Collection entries

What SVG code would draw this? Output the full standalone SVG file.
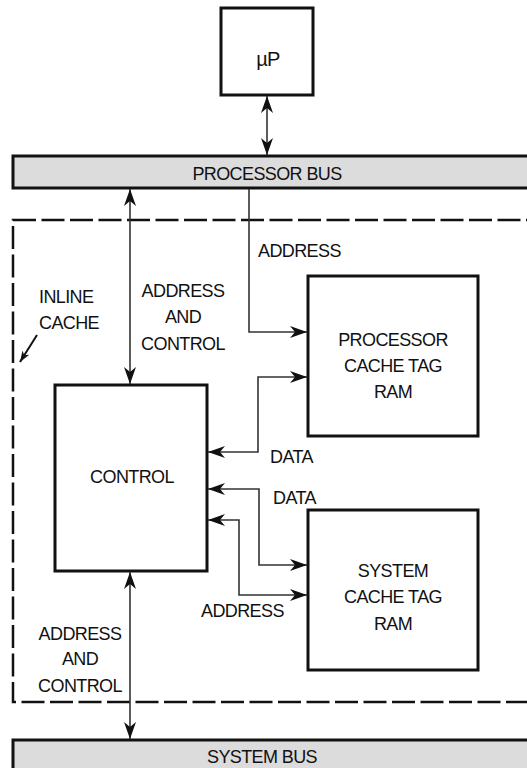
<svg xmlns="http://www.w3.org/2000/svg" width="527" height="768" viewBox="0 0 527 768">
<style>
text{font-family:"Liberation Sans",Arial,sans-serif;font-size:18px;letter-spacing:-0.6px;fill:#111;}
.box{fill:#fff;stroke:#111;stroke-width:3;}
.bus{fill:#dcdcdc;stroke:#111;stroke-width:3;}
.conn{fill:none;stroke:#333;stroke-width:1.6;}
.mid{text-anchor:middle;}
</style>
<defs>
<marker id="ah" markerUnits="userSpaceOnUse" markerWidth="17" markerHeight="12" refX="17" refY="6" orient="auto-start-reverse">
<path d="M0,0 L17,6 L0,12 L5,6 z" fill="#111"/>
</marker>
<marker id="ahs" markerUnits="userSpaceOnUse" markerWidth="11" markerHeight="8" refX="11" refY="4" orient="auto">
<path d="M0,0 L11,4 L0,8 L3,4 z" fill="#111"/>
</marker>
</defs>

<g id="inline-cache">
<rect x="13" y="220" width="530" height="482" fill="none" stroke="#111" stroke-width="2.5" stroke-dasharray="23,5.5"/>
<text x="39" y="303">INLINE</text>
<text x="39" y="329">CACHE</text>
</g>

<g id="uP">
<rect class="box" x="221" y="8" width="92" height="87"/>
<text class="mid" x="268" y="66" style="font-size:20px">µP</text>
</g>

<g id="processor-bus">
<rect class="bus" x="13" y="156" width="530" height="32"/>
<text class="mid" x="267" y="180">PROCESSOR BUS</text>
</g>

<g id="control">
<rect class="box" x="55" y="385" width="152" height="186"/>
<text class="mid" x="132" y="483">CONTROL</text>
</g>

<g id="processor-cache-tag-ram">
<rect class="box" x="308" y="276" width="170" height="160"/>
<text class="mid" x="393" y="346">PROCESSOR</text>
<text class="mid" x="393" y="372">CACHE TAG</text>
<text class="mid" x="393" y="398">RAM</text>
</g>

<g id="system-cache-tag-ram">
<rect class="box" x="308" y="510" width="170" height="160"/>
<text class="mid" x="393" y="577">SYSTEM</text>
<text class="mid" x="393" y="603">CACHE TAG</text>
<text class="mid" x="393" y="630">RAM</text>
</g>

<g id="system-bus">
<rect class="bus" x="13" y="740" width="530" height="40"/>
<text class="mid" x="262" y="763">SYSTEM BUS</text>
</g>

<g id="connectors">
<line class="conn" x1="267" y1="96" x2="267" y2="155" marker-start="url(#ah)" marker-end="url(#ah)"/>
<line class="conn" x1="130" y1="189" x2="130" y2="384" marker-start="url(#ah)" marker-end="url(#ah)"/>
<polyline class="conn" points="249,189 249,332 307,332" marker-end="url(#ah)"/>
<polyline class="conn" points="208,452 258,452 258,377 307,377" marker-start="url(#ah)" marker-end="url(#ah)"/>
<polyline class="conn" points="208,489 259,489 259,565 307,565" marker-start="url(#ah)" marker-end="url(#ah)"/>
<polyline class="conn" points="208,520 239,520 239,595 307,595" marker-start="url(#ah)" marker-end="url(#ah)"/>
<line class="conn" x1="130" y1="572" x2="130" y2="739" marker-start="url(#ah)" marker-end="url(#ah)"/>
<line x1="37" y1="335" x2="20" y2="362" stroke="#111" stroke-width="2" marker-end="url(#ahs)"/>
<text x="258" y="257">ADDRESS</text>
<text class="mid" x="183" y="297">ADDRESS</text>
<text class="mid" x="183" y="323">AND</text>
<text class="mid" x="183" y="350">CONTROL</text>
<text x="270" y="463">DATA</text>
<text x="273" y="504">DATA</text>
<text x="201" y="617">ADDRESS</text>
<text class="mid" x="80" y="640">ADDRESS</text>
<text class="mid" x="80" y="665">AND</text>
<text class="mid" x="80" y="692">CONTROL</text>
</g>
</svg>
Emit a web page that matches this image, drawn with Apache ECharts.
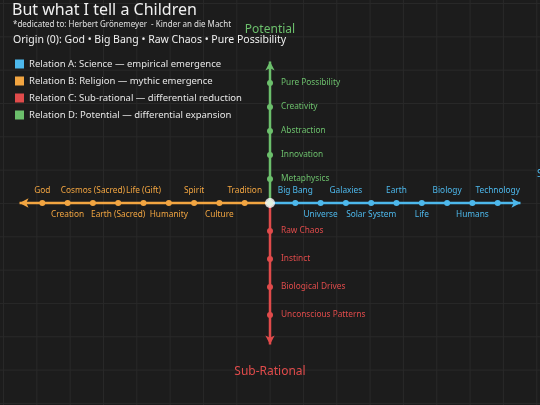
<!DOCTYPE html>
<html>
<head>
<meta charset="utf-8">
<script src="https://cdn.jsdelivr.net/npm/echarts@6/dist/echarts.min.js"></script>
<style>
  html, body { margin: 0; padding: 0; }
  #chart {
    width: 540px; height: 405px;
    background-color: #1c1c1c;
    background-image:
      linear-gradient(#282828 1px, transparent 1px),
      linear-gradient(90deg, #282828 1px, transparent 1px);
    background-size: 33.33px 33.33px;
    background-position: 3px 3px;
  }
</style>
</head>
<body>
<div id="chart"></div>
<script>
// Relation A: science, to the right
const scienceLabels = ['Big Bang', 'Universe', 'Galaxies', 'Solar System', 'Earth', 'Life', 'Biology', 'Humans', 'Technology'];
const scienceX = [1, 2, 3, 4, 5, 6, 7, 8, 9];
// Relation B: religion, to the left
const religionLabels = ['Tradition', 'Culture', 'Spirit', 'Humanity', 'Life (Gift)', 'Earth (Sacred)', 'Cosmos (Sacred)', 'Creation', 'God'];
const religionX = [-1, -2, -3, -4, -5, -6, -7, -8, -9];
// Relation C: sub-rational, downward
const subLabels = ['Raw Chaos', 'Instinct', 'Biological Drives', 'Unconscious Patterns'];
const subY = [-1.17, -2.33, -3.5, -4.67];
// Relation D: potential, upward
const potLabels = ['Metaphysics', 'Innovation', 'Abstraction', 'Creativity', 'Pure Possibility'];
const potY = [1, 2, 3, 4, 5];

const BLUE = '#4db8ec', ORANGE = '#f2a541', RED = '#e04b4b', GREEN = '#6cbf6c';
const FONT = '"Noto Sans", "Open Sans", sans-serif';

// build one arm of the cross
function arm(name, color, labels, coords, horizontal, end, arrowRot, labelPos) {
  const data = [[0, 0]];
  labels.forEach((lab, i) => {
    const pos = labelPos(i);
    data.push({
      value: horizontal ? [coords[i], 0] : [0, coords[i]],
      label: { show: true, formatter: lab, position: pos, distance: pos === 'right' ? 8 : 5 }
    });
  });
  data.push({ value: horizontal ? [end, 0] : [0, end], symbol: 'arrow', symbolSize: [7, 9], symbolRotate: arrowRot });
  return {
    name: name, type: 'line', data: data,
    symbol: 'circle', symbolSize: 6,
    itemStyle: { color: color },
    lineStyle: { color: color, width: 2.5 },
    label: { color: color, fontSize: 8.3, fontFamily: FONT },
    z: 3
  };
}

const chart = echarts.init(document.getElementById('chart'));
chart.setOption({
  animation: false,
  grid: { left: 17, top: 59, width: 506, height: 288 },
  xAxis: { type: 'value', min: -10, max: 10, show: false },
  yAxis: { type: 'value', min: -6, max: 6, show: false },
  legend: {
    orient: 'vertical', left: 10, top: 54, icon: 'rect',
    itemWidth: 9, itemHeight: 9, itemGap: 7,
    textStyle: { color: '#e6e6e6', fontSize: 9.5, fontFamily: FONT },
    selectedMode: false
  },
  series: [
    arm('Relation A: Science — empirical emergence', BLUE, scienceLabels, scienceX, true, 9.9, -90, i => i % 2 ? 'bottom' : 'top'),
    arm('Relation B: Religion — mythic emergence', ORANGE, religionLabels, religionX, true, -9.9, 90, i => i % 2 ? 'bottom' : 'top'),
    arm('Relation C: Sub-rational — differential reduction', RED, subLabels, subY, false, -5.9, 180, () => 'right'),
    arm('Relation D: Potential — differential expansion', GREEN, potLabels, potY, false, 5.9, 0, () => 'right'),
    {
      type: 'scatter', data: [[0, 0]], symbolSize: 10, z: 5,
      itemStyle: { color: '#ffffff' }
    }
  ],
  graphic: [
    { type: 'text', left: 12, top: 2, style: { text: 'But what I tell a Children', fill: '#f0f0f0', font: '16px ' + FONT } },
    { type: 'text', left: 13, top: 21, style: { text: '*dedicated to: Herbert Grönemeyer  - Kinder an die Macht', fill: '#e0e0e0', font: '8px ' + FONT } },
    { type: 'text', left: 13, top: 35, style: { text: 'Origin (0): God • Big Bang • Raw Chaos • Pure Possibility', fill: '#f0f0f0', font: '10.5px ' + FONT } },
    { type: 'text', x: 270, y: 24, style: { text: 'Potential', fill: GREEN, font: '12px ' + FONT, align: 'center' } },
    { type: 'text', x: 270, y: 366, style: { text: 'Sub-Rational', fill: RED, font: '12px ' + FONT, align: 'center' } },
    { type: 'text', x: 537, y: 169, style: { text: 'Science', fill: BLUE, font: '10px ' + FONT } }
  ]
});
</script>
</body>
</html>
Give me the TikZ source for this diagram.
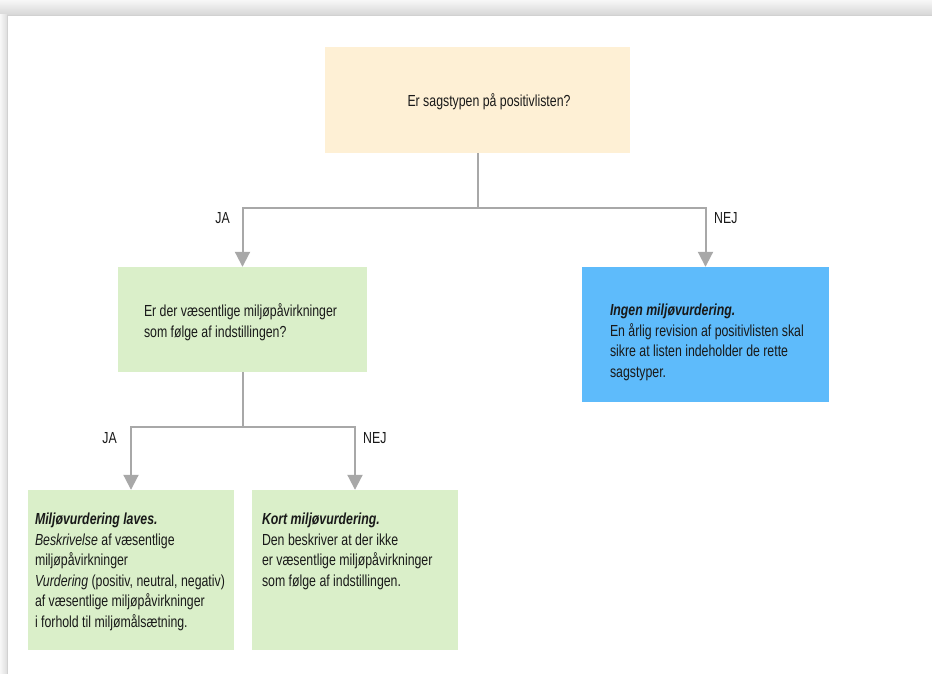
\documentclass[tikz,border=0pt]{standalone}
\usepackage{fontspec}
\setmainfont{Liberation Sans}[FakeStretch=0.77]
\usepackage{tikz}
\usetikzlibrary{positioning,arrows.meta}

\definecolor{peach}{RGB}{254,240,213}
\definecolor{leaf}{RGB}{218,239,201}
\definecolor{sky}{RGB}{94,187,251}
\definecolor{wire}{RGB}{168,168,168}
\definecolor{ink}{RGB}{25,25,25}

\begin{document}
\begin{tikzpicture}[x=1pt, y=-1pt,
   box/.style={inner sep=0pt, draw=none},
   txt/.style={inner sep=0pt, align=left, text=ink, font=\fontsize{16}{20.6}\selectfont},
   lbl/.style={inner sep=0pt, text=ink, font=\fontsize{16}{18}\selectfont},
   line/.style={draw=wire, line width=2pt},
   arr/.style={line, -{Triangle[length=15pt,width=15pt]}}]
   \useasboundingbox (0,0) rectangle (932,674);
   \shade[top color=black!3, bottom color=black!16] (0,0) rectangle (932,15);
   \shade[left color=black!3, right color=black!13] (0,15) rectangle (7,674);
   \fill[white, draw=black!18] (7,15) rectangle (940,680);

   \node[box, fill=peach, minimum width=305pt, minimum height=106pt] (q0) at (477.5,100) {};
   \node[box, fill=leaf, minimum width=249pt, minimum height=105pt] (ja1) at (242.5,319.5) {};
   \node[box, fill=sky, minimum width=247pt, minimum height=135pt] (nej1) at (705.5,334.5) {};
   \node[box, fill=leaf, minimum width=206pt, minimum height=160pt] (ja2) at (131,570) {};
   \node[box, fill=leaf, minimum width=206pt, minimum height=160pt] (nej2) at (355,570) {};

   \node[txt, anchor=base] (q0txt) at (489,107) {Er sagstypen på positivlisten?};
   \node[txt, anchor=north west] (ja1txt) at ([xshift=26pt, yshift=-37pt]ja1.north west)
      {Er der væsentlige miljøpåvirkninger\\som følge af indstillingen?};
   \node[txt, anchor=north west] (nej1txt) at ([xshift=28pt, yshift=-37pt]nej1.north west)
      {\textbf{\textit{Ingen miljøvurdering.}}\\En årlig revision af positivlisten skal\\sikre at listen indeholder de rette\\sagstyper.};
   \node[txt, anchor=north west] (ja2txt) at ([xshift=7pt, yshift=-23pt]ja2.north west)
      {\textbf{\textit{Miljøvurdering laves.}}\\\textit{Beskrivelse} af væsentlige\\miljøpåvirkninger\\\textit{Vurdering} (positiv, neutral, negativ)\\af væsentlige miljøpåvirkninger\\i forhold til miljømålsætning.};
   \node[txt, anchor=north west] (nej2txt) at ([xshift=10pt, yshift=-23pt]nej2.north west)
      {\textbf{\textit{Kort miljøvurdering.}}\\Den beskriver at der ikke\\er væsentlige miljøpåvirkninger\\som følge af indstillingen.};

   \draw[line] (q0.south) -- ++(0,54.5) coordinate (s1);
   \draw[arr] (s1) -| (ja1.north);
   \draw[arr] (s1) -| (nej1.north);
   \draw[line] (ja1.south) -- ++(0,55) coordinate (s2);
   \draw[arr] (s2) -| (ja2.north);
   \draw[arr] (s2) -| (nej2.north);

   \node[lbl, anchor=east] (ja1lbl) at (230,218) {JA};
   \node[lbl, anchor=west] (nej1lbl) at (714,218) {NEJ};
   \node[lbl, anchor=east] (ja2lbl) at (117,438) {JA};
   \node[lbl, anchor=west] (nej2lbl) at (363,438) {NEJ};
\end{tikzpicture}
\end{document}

### THE TASK:
Reproduce, starting at the line containing "Give me the TikZ source for this diagram." and stopping after the line containing "(7,15) rectangle (940,680);", each of those lines exactly and no others; leave pictures out.

### RESPONSE TO THE TASK:
Give me the TikZ source for this diagram.
\documentclass[tikz,border=0pt]{standalone}
\usepackage{fontspec}
\setmainfont{Liberation Sans}[FakeStretch=0.77]
\usepackage{tikz}
\usetikzlibrary{positioning,arrows.meta}

\definecolor{peach}{RGB}{254,240,213}
\definecolor{leaf}{RGB}{218,239,201}
\definecolor{sky}{RGB}{94,187,251}
\definecolor{wire}{RGB}{168,168,168}
\definecolor{ink}{RGB}{25,25,25}

\begin{document}
\begin{tikzpicture}[x=1pt, y=-1pt,
   box/.style={inner sep=0pt, draw=none},
   txt/.style={inner sep=0pt, align=left, text=ink, font=\fontsize{16}{20.6}\selectfont},
   lbl/.style={inner sep=0pt, text=ink, font=\fontsize{16}{18}\selectfont},
   line/.style={draw=wire, line width=2pt},
   arr/.style={line, -{Triangle[length=15pt,width=15pt]}}]
   \useasboundingbox (0,0) rectangle (932,674);
   \shade[top color=black!3, bottom color=black!16] (0,0) rectangle (932,15);
   \shade[left color=black!3, right color=black!13] (0,15) rectangle (7,674);
   \fill[white, draw=black!18] (7,15) rectangle (940,680);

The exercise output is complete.